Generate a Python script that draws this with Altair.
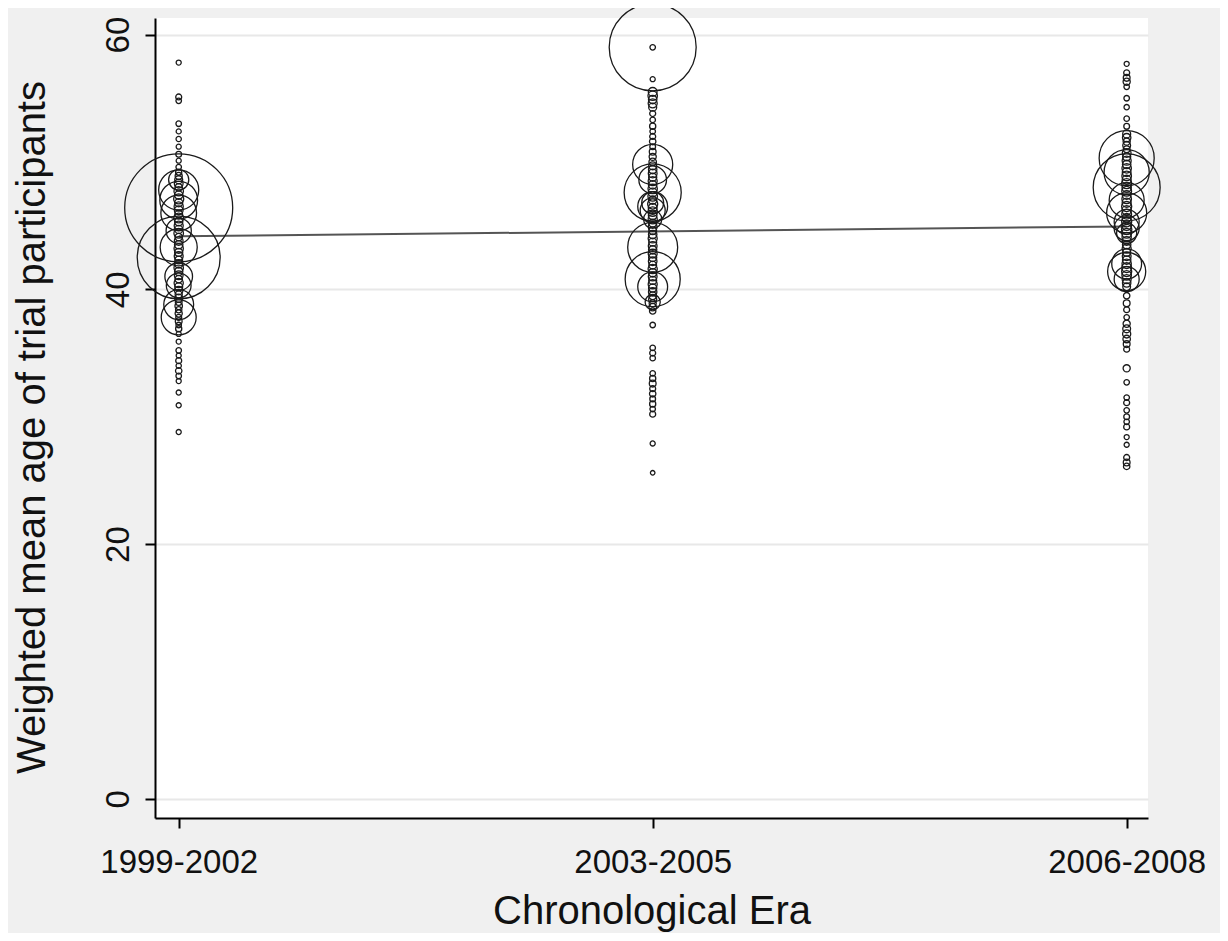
import altair as alt
import pandas as pd

era_labels = ["1999-2002", "2003-2005", "2006-2008"]

# Era 1 (1999-2002): weighted mean age per trial and trial size
era1_age = [57.8, 55.1, 54.8, 53.0, 52.4, 51.8, 51.2, 50.6, 50.1, 49.6,
            49.2, 48.9, 48.6, 48.3, 48.0, 47.7, 47.4, 47.1, 46.8, 46.5,
            46.2, 45.9, 45.6, 45.3, 45.0, 44.7, 44.4, 44.1, 43.8, 43.5,
            43.2, 42.9, 42.6, 42.3, 42.0, 41.7, 41.4, 41.1, 40.8, 40.5,
            40.2, 39.9, 39.6, 39.3, 39.0, 38.7, 38.4, 38.1, 37.8, 37.5,
            37.2, 36.9, 36.5, 35.9, 35.2, 34.8, 34.4, 34.0, 33.6, 33.2,
            32.8, 31.9, 30.9, 28.8,
            46.4, 42.5, 47.8, 47.0, 46.0, 43.3, 44.6, 41.0, 40.3, 37.8, 38.8, 48.6]
era1_n = [10, 14, 12, 12, 10, 11, 10, 13, 10, 12,
          15, 20, 25, 30, 22, 35, 28, 40, 26, 33,
          30, 24, 38, 27, 32, 25, 36, 22, 30, 28,
          34, 26, 31, 24, 29, 35, 27, 30, 22, 33,
          25, 28, 20, 26, 18, 22, 16, 20, 14, 18,
          12, 15, 10, 10, 12, 10, 14, 11, 16, 12,
          10, 10, 10, 10,
          4580, 2700, 630, 560, 500, 540, 250, 300, 240, 480, 350, 160]

# Era 2 (2003-2005)
era2_age = [59.0, 56.5, 55.5, 55.2, 54.9, 54.6, 54.3, 53.8, 53.3, 52.8,
            52.4, 52.0, 51.6, 51.2, 50.8, 50.4, 50.0, 49.7, 49.4, 49.1,
            48.8, 48.5, 48.2, 47.9, 47.6, 47.3, 47.0, 46.7, 46.4, 46.1,
            45.8, 45.5, 45.2, 44.9, 44.6, 44.3, 44.0, 43.7, 43.4, 43.1,
            42.8, 42.5, 42.2, 41.9, 41.6, 41.3, 41.0, 40.7, 40.4, 40.1,
            39.8, 39.5, 39.2, 38.9, 38.6, 38.3, 37.2, 35.4, 35.0, 34.6,
            33.4, 33.0, 32.6, 32.2, 31.8, 31.4, 31.0, 30.6, 30.2, 27.9,
            25.6,
            59.0, 49.8, 48.6, 47.6, 46.8, 46.5, 46.2, 45.5, 43.3, 40.8, 40.2, 39.0]
era2_n = [12, 10, 30, 35, 28, 32, 25, 14, 12, 15,
          12, 14, 16, 13, 18, 20, 22, 25, 28, 30,
          26, 32, 28, 34, 30, 36, 27, 40, 31, 35,
          29, 33, 26, 30, 24, 28, 32, 25, 30, 27,
          31, 26, 29, 24, 33, 28, 30, 25, 32, 27,
          28, 24, 26, 20, 22, 16, 12, 12, 14, 12,
          12, 15, 18, 14, 16, 13, 15, 12, 14, 10,
          8,
          2970, 630, 300, 1280, 190, 350, 245, 130, 980, 1190, 350, 90]

# Era 3 (2006-2008)
era3_age = [57.7, 57.0, 56.6, 56.3, 55.9, 55.0, 54.3, 53.4, 52.8, 52.2,
            51.9, 51.6, 51.3, 51.0, 50.7, 50.4, 50.1, 49.8, 49.5, 49.2,
            48.9, 48.6, 48.3, 48.0, 47.7, 47.4, 47.1, 46.8, 46.5, 46.2,
            45.9, 45.6, 45.3, 45.0, 44.7, 44.4, 44.1, 43.8, 43.5, 43.2,
            42.9, 42.6, 42.3, 42.0, 41.7, 41.4, 41.1, 40.8, 40.5, 40.2,
            39.5, 38.9, 38.4, 37.8, 37.3, 36.9, 36.5, 36.1, 35.7, 35.3,
            33.8, 32.7, 31.5, 31.1, 30.5, 30.0, 29.6, 29.2, 28.4, 27.8,
            26.8, 26.4, 26.1,
            50.3, 49.2, 48.0, 47.0, 46.0, 45.3, 44.8, 44.4, 42.0, 41.4, 40.8]
era3_n = [10, 14, 18, 20, 12, 12, 11, 12, 13, 25,
          28, 20, 24, 18, 30, 26, 32, 28, 35, 30,
          36, 32, 40, 34, 38, 30, 36, 32, 40, 34,
          38, 32, 40, 36, 42, 38, 34, 30, 28, 32,
          26, 30, 28, 34, 38, 40, 36, 32, 28, 24,
          16, 18, 14, 12, 20, 24, 26, 22, 18, 14,
          20, 12, 12, 14, 12, 13, 12, 14, 10, 10,
          14, 18, 16,
          1190, 800, 1760, 480, 630, 245, 245, 160, 350, 570, 245]

# Fitted (weighted) regression line
fit_era = [1, 3]
fit_age = [44.16, 44.94]

rows = []
for era, ages, ns in [(1, era1_age, era1_n), (2, era2_age, era2_n), (3, era3_age, era3_n)]:
    for a, n in zip(ages, ns):
        rows.append({"era": era, "age": a, "n": n})
df = pd.DataFrame(rows)
fit_df = pd.DataFrame({"era": fit_era, "fit": fit_age})

label_expr = "[" + ",".join("'" + s + "'" for s in era_labels) + "][datum.value - 1]"

x_scale = alt.Scale(domain=[0.95, 3.045], nice=False, zero=False)
y_scale = alt.Scale(domain=[-1.5, 61.3], nice=False, zero=False)

FONT = "Liberation Sans"

points = alt.Chart(df).mark_point(
    shape="circle", filled=False, color="#1a1a1a", strokeWidth=1.3, opacity=1
).encode(
    x=alt.X("era:Q", scale=x_scale,
            axis=alt.Axis(values=[1, 2, 3], labelExpr=label_expr, grid=False,
                          title="Chronological Era", labelFlush=False,
                          labelOverlap=False, labelPadding=18,
                          titleBaseline="alphabetic", titleY=105, titleX=496.5)),
    y=alt.Y("age:Q", scale=y_scale,
            axis=alt.Axis(values=[0, 20, 40, 60], format="d", grid=True,
                          title="Weighted mean age of trial participants",
                          labelAngle=270, labelAlign="center", labelBaseline="bottom",
                          labelPadding=10, titleAngle=270, titleAlign="center",
                          titleBaseline="alphabetic", titleX=-111, titleY=409)),
    size=alt.Size("n:Q", scale=alt.Scale(type="linear", domain=[0, 4600], range=[0, 11716]),
                  legend=None),
)

line = alt.Chart(fit_df).mark_line(color="#555555", strokeWidth=2).encode(
    x=alt.X("era:Q", scale=x_scale),
    y=alt.Y("fit:Q", scale=y_scale),
)

chart = alt.layer(line, points).properties(
    width=993, height=800,
    padding={"left": 147, "top": 10, "right": 72, "bottom": 115},
    autosize=alt.AutoSizeParams(type="none"),
    background="#f0f0f0",
).configure_view(
    fill="white", strokeWidth=0
).configure_axis(
    domainColor="#000000", domainWidth=2,
    tickColor="#000000", tickWidth=2, tickSize=10,
    gridColor="#e8e8e8", gridWidth=2,
    labelFont=FONT, labelFontSize=33, labelColor="#111111",
    titleFont=FONT, titleFontSize=40, titleFontWeight="normal", titleColor="#111111",
)

chart.save("out.html", embed_options={"renderer": "svg", "actions": False})
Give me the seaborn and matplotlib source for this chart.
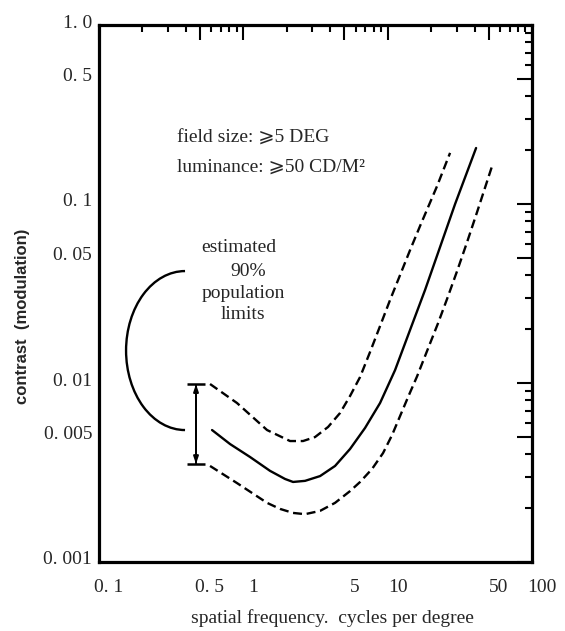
import numpy as np
import pandas as pd
import matplotlib
matplotlib.use("Agg")
import matplotlib.pyplot as plt
import matplotlib.ticker as mticker
import matplotlib.transforms as mtransforms
from matplotlib.patches import Arc
import seaborn as sns

# ---------------- data ----------------
solid_x = [0.607, 0.809, 1.113, 1.531, 1.945, 2.210, 2.677, 3.401, 4.320, 5.488, 6.972,
           8.857, 11.25, 14.30, 18.16, 23.07, 29.32, 40.98]
solid_y = [0.00546, 0.00456, 0.00386, 0.00323, 0.00291, 0.00280, 0.00284, 0.00302, 0.00344,
           0.00428, 0.00561, 0.00773, 0.0118, 0.0198, 0.0331, 0.0575, 0.100, 0.2055]

upper_x = [0.588, 0.904, 1.46, 2.106, 2.593, 3.140, 3.864, 4.68, 5.488, 6.44, 7.55, 8.857,
           10.39, 12.19, 14.30, 16.77, 22.0, 27.06]
upper_y = [0.00987, 0.00773, 0.00546, 0.00474, 0.00474, 0.00499, 0.00568, 0.00680, 0.00846,
           0.0108, 0.0149, 0.0208, 0.0291, 0.0401, 0.0553, 0.0754, 0.126, 0.193]

lower_x = [0.588, 0.904, 1.46, 1.796, 2.210, 2.677, 3.401, 4.320, 5.488, 6.44, 7.795, 9.29,
           10.73, 12.19, 13.85, 15.99, 18.75, 22.35, 25.8, 30.27, 35.51, 41.65, 52.9]
lower_y = [0.00344, 0.00276, 0.00214, 0.00198, 0.00188, 0.00185, 0.00193, 0.00214, 0.00249,
           0.00280, 0.00331, 0.00406, 0.00512, 0.00654, 0.00835, 0.0109, 0.0151, 0.0216,
           0.0295, 0.0422, 0.0613, 0.0902, 0.163]

# error bar marking the population limits
errbar_x = 0.47
errbar_low = 0.00353
errbar_high = 0.00985

# bracket arc (end points and leftmost point, data coordinates)
arc_top = (0.376, 0.0422)
arc_bottom = (0.414, 0.00546)
arc_left_x = 0.154

x_ticks = [0.1, 0.5, 1, 5, 10, 50, 100]
x_ticklabels = ["0. 1", "0. 5", "1", "5", "10", "50", "100"]
y_ticks = [0.001, 0.005, 0.01, 0.05, 0.1, 0.5, 1.0]
y_ticklabels = ["0. 001", "0. 005", "0. 01", "0. 05", "0. 1", "0. 5", "1. 0"]

xlabel = "spatial frequency.  cycles per degree"
ylabel = "contrast  (modulation)"
cond_lines = ["field size: \u2a7e5 DEG", "luminance: \u2a7e50 CD/M\u00b2"]
est_lines = ["estimated", "90%", "population", "limits"]

# ---------------- style ----------------
sns.set_theme(style="white")
serif = ["Liberation Serif", "DejaVu Serif", "DejaVu Sans"]
plt.rcParams["font.family"] = serif

fig = plt.figure(figsize=(5.65, 6.31), dpi=100)
ax = fig.add_axes([99 / 565, 1 - 562 / 631, 433 / 565, 537 / 631])
ax.set_xscale("log")
ax.set_yscale("log")
ax.set_xlim(0.1, 100)
ax.set_ylim(0.001, 1.0)

dash = (0, (3.8, 2.0))
df_s = pd.DataFrame({"x": solid_x, "y": solid_y})
df_u = pd.DataFrame({"x": upper_x, "y": upper_y})
df_l = pd.DataFrame({"x": lower_x, "y": lower_y})
sns.lineplot(data=df_s, x="x", y="y", ax=ax, color="black", lw=1.7, sort=False, estimator=None)
sns.lineplot(data=df_u, x="x", y="y", ax=ax, color="black", lw=1.7, sort=False, estimator=None, linestyle=dash)
sns.lineplot(data=df_l, x="x", y="y", ax=ax, color="black", lw=1.7, sort=False, estimator=None, linestyle=dash)

# error bar with arrows
mid = np.sqrt(errbar_low * errbar_high)
ax.errorbar([errbar_x], [mid], yerr=[[mid - errbar_low], [errbar_high - mid]],
            fmt="none", ecolor="black", elinewidth=1.4, capsize=6.2, capthick=1.8)
ax.annotate("", xy=(errbar_x, errbar_high), xytext=(errbar_x, errbar_low),
            arrowprops=dict(arrowstyle="<|-|>,head_length=0.35,head_width=0.12",
                            color="black", lw=1.4, shrinkA=0, shrinkB=0))

# bracket arc built from data points through the axes transform
to_ax = ax.transData + ax.transAxes.inverted()
p_top = to_ax.transform(arc_top)
p_bot = to_ax.transform(arc_bottom)
p_left = to_ax.transform((arc_left_x, np.sqrt(arc_top[1] * arc_bottom[1])))
cx = (p_top[0] + p_bot[0]) / 2
cy = (p_top[1] + p_bot[1]) / 2
w = 2 * (cx - p_left[0])
h = p_top[1] - p_bot[1]
ax.add_patch(Arc((cx, cy), w, h, theta1=90, theta2=270, transform=ax.transAxes,
                 color="black", lw=1.7))

# texts
ax.text(0.347, 0.234, cond_lines[0], fontsize=14, ha="left", va="center", family=serif)
ax.text(0.347, 0.161, cond_lines[1], fontsize=14, ha="left", va="center", family=serif)
est_pos = [(0.934, 0.0568), (1.078, 0.0422), (0.995, 0.0318), (1.0, 0.0240)]
for (tx, ty), s in zip(est_pos, est_lines):
    ax.text(tx, ty, s, fontsize=14, ha="center", va="center", family=serif)

# ticks
ax.xaxis.set_major_locator(mticker.FixedLocator(x_ticks))
ax.xaxis.set_major_formatter(mticker.FixedFormatter(x_ticklabels))
ax.xaxis.set_minor_locator(mticker.LogLocator(base=10, subs=(2, 3, 4, 6, 7, 8, 9), numticks=20))
ax.xaxis.set_minor_formatter(mticker.NullFormatter())
ax.yaxis.set_major_locator(mticker.FixedLocator(y_ticks))
ax.yaxis.set_major_formatter(mticker.FixedFormatter(y_ticklabels))
ax.yaxis.set_minor_locator(mticker.LogLocator(base=10, subs=(2, 3, 4, 6, 7, 8, 9), numticks=20))
ax.yaxis.set_minor_formatter(mticker.NullFormatter())

ax.tick_params(which="both", direction="in", top=True, right=True, color="black")
ax.tick_params(which="major", length=11, width=1.5)
ax.tick_params(which="minor", length=5, width=1.5)
ax.tick_params(axis="x", which="major", pad=12, labelsize=14)
ax.tick_params(axis="y", which="major", pad=5, labelsize=14)
for spine in ax.spines.values():
    spine.set_visible(True)
    spine.set_color("black")
    spine.set_linewidth(2.3)

offx = mtransforms.ScaledTranslation(10 / 100, 0, fig.dpi_scale_trans)
for lab in ax.get_xticklabels():
    lab.set_transform(lab.get_transform() + offx)
offy = mtransforms.ScaledTranslation(0, 4 / 100, fig.dpi_scale_trans)
for lab in ax.get_yticklabels():
    lab.set_transform(lab.get_transform() + offy)

ax.set_xlabel(xlabel, fontsize=14, family=serif)
ax.xaxis.set_label_coords(0.54, -0.088)
ax.set_ylabel(ylabel, fontsize=12, fontweight="bold", family=["Liberation Sans", "DejaVu Sans"])
ax.yaxis.set_label_coords(-0.16, 0.458)

ax.set_facecolor("white")
fig.patch.set_facecolor("white")
fig.savefig("out.png", dpi=100)
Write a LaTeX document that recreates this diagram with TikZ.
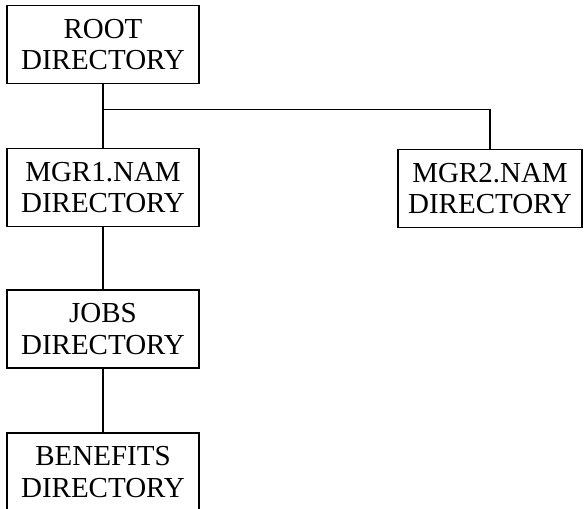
\documentclass[tikz,border=0pt]{standalone}
\usepackage{fontspec}
\setmainfont{Liberation Serif}
\usetikzlibrary{calc}
\begin{document}
\begin{tikzpicture}[x=1pt,y=-1pt,
  dirbox/.style={draw, line width=1.1pt, rectangle, align=center, inner sep=0pt,
    minimum width=192pt, minimum height=78pt,
    font=\fontsize{29}{31.5}\selectfont},
  link/.style={line width=1.1pt}]
\useasboundingbox (0,0) rectangle (585,508);
\clip (0,0) rectangle (585,508);
\node[dirbox] (root) at (103,44.5) {ROOT\\DIRECTORY};
\node[dirbox] (mgr1) at (103,187.5) {MGR1.NAM\\DIRECTORY};
\node[dirbox, minimum width=184pt] (mgr2) at (490,188.5) {MGR2.NAM\\DIRECTORY};
\node[dirbox] (jobs) at (103,329) {JOBS\\DIRECTORY};
\node[dirbox] (benefits) at (103,472) {BENEFITS\\DIRECTORY};
\coordinate (branch) at ($(root.south)+(0,25)$);
\draw[link] (root.south) -- (mgr1.north);
\draw[link] (branch) -| (mgr2.north);
\draw[link] (mgr1.south) -- (jobs.north);
\draw[link] (jobs.south) -- (benefits.north);
\end{tikzpicture}
\end{document}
===
Pull out only the lines from the one with "Give me the" up to and including the one with "0.0575, 0.100, 0.2055]", and drop any pictures along the way.

Give me the seaborn and matplotlib source for this chart.
import numpy as np
import pandas as pd
import matplotlib
matplotlib.use("Agg")
import matplotlib.pyplot as plt
import matplotlib.ticker as mticker
import matplotlib.transforms as mtransforms
from matplotlib.patches import Arc
import seaborn as sns

# ---------------- data ----------------
solid_x = [0.607, 0.809, 1.113, 1.531, 1.945, 2.210, 2.677, 3.401, 4.320, 5.488, 6.972,
           8.857, 11.25, 14.30, 18.16, 23.07, 29.32, 40.98]
solid_y = [0.00546, 0.00456, 0.00386, 0.00323, 0.00291, 0.00280, 0.00284, 0.00302, 0.00344,
           0.00428, 0.00561, 0.00773, 0.0118, 0.0198, 0.0331, 0.0575, 0.100, 0.2055]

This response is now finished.